I have sometimes suspected dishonesty on the part of a social worker but have rarely proved it. There are cases in which social workers have been caught out lying, but they are infrequent. Here is a notorious example of a case where the honesty of a social worker became a really big issue : Bath & North East Somerset Council v A Mother & Ors [2008] EWHC B10 (Fam) (22 December 2008). Here is one recent example of where a recording was crucial : Man Wins Compensation After Recording Saves Him From Prison.

The view from CAFCASS

See para 2.27 from the Cafcass Operating Framework

We should have nothing to fear from covert recording. Our attitude should be, “I am doing my job and I have nothing to hide. I can explain why I said what I said or why I did what I did”. This is within the spirit of transparency in the family courts.
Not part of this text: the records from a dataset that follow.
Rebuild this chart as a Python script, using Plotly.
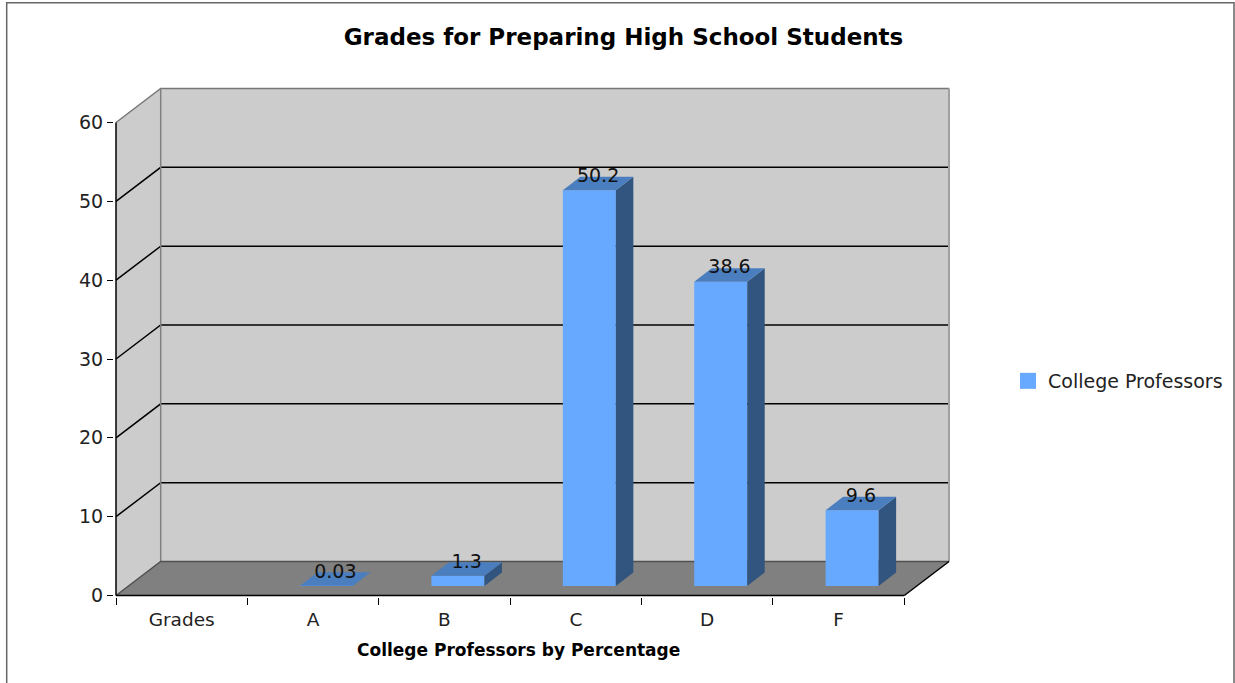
import plotly.graph_objects as go

# ---- data ----
categories = ["Grades", "A", "B", "C", "D", "F"]
values = [None, 0.03, 1.3, 50.2, 38.6, 9.6]
labels = ["", "0.03", "1.3", "50.2", "38.6", "9.6"]
y_ticks = [0, 10, 20, 30, 40, 50, 60]
series_name = "College Professors"
title_text = "Grades for Preparing High School Students"
x_title_text = "College Professors by Percentage"

# ---- styling / geometry ----
W, H = 1235, 683
ORIGIN_X, ORIGIN_Y = 116, 595.5              # pixel position of (0, 0)
PX_LEFT, PX_RIGHT, PX_BOTTOM, PX_TOP = 114, 951, 597, 87  # plot area, slightly larger than the box so lines are not clipped
PX_PER_CAT = (904.3 - 116) / 6
PX_PER_UNIT = (595.5 - 122.5) / 60
DX = 44.7 / PX_PER_CAT     # chart depth, in category units
DY = 34 / PX_PER_UNIT      # chart depth, in value units
BAR_OFF_X = 13.5 / PX_PER_CAT
BAR_BASE = 9.5 / PX_PER_UNIT
BAR_W = 53 / PX_PER_CAT
BAR_DX = 17.5 / PX_PER_CAT
BAR_DY = 13.5 / PX_PER_UNIT
LABEL_UP = 13 / PX_PER_UNIT

WALL, FLOOR, BAR, TOP, SIDE = "#cccccc", "#808080", "#66a9ff", "#4a7ebe", "#31557f"
FONT = "DejaVu Sans"
n = len(categories)
x_range = [(PX_LEFT - ORIGIN_X) / PX_PER_CAT, (PX_RIGHT - ORIGIN_X) / PX_PER_CAT]
y_range = [(ORIGIN_Y - PX_BOTTOM) / PX_PER_UNIT, (ORIGIN_Y - PX_TOP) / PX_PER_UNIT]


def path(pts):
    return "M" + " L".join(f"{a},{b}" for a, b in pts) + " Z"


def data_shape(pts, fill=None, line=None, width=1, closed=True):
    p = path(pts) if closed else path(pts)[:-2]
    return dict(type="path", path=p, xref="x", yref="y", layer="below",
                fillcolor=fill if fill else "rgba(0,0,0,0)",
                line=dict(color=line if line else "rgba(0,0,0,0)", width=width))


top = max(y_ticks)
shapes = [
    data_shape([(DX, DY), (n + DX, DY), (n + DX, top + DY), (DX, top + DY)], fill=WALL),
    data_shape([(0, 0), (DX, DY), (DX, top + DY), (0, top)], fill=WALL),
    data_shape([(0, 0), (n, 0), (n + DX, DY), (DX, DY)], fill=FLOOR),
]
for t in y_ticks[1:-1]:
    shapes.append(data_shape([(0, t), (DX, t + DY), (n + DX, t + DY)], line="#000000", width=1.5, closed=False))
shapes += [
    data_shape([(0, top), (DX, top + DY), (n + DX, top + DY)], line="#777777", width=1.5, closed=False),
    data_shape([(DX, DY), (DX, top + DY)], line="#808080", width=1.5, closed=False),
    data_shape([(n + DX, DY), (n + DX, top + DY)], line="#a0a0a0", width=2, closed=False),
    data_shape([(0, 0), (DX, DY), (n + DX, DY)], line="#505050", width=1.5, closed=False),
    data_shape([(n, 0), (n + DX, DY)], line="#000000", width=1.5, closed=False),
    data_shape([(0, 0), (n, 0)], line="#000000", width=1.5, closed=False),
    data_shape([(0, 0), (0, top)], line="#000000", width=1.5, closed=False),
    dict(type="path", xref="paper", yref="paper",
         path=f"M{6.7 / W},0 L{6.7 / W},{1 - 2.7 / H} L{1234 / W},{1 - 2.7 / H} L{1234 / W},0",
         line=dict(color="#666666", width=1.5), fillcolor="rgba(0,0,0,0)", layer="below"),
]

fig = go.Figure()
centers = [i + 0.5 + BAR_OFF_X for i in range(n)]
fig.add_trace(go.Bar(x=centers, y=values, base=[BAR_BASE] * n, width=BAR_W,
                     marker=dict(color=BAR, line=dict(width=0)), name=series_name, showlegend=False))

for c, v in zip(centers, values):
    if v is None:
        continue
    x0, x1 = c - BAR_W / 2, c + BAR_W / 2
    y0, y1 = BAR_BASE, BAR_BASE + v
    fig.add_trace(go.Scatter(x=[x1, x1 + BAR_DX, x1 + BAR_DX, x1, x1], y=[y0, y0 + BAR_DY, y1 + BAR_DY, y1, y0],
                             mode="lines", fill="toself", fillcolor=SIDE, line=dict(width=0),
                             showlegend=False, hoverinfo="skip"))
    fig.add_trace(go.Scatter(x=[x0, x1, x1 + BAR_DX, x0 + BAR_DX, x0], y=[y1, y1, y1 + BAR_DY, y1 + BAR_DY, y1],
                             mode="lines", fill="toself", fillcolor=TOP, line=dict(width=0),
                             showlegend=False, hoverinfo="skip"))

fig.add_trace(go.Scatter(
    x=[c + BAR_DX / 2 for c, v in zip(centers, values) if v is not None],
    y=[BAR_BASE + v + LABEL_UP for v in values if v is not None],
    text=[l for l, v in zip(labels, values) if v is not None],
    mode="text", textposition="middle center",
    textfont=dict(family=FONT, size=19, color="#111111"), showlegend=False, hoverinfo="skip"))

fig.add_trace(go.Scatter(x=[None], y=[None], mode="markers", name=series_name,
                         marker=dict(symbol="square", size=16, color=BAR, line=dict(width=0))))

fig.update_layout(
    width=W, height=H, autosize=False,
    margin=dict(l=0, r=0, t=0, b=0),
    paper_bgcolor="#ffffff", plot_bgcolor="rgba(0,0,0,0)",
    font=dict(family=FONT, size=18, color="#222222"),
    title=dict(text=f"<b>{title_text}</b>", x=623.5 / W, xanchor="center", y=1 - 37 / H, yanchor="middle",
               font=dict(family=FONT, size=23, color="#000000")),
    xaxis=dict(domain=[PX_LEFT / W, PX_RIGHT / W], range=x_range, showgrid=False, zeroline=False, showline=False,
               tickmode="array", tickvals=[i + 0.5 for i in range(n)], ticktext=categories, ticks="",
               ticklabelstandoff=9, automargin=False,
               tickfont=dict(family=FONT, size=18.5, color="#222222"),
               minor=dict(tickmode="array", tickvals=list(range(n + 1)), ticks="outside", ticklen=7,
                          tickcolor="#000000", tickwidth=1.2, showgrid=False)),
    yaxis=dict(domain=[1 - PX_BOTTOM / H, 1 - PX_TOP / H], range=y_range, showgrid=False, zeroline=False, showline=False,
               tickmode="array", tickvals=y_ticks, ticks="outside", ticklen=6, tickcolor="#000000", tickwidth=1.2,
               automargin=False, tickfont=dict(family=FONT, size=19, color="#222222")),
    legend=dict(x=1008 / W, xanchor="left", y=1 - 381 / H, yanchor="middle", bgcolor="rgba(0,0,0,0)",
                font=dict(family=FONT, size=19, color="#222222"), itemwidth=30),
    shapes=shapes,
    annotations=[dict(text=f"<b>{x_title_text}</b>", xref="paper", yref="paper", x=518.5 / W, y=1 - 649.5 / H,
                      xanchor="center", yanchor="middle", showarrow=False,
                      font=dict(family=FONT, size=17, color="#000000"))],
)

fig.write_html("out.html", config={"displayModeBar": False},
               post_script="document.body.style.margin='0';document.documentElement.style.overflow='hidden';")
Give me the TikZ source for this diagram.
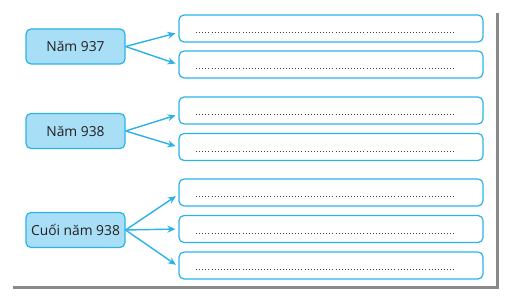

We should always be transparent in our work, to meet contemporary expectations, including being able to defend whatever we say or write in a court under cross-examination, because we are working to a professional standard on behalf of a child. In this sense, we should expect that everything we say or write could become public knowledge

Some service users ask in advance of an interview whether it can be recorded. Advice on handling advance requests from service users to record interviews is available on the Cafcass Legal intranet page. In cases where no advance request has been made and the practitioner subsequently becomes aware that they have been recorded without their knowledge, they should tell the court. In some cases, however, the practitioner may not become aware of the recording until the service user presents the recording, or a transcript of it, at court. In such situations, the practitioner should make clear to the court that the recording was made without their knowledge. The practitioner may ask for the opportunity to listen to the recording or read the transcript before it is admitted into evidence, if the court is minded to take this step. It is a matter for the court to decide whether the recording or transcript can be included in evidence.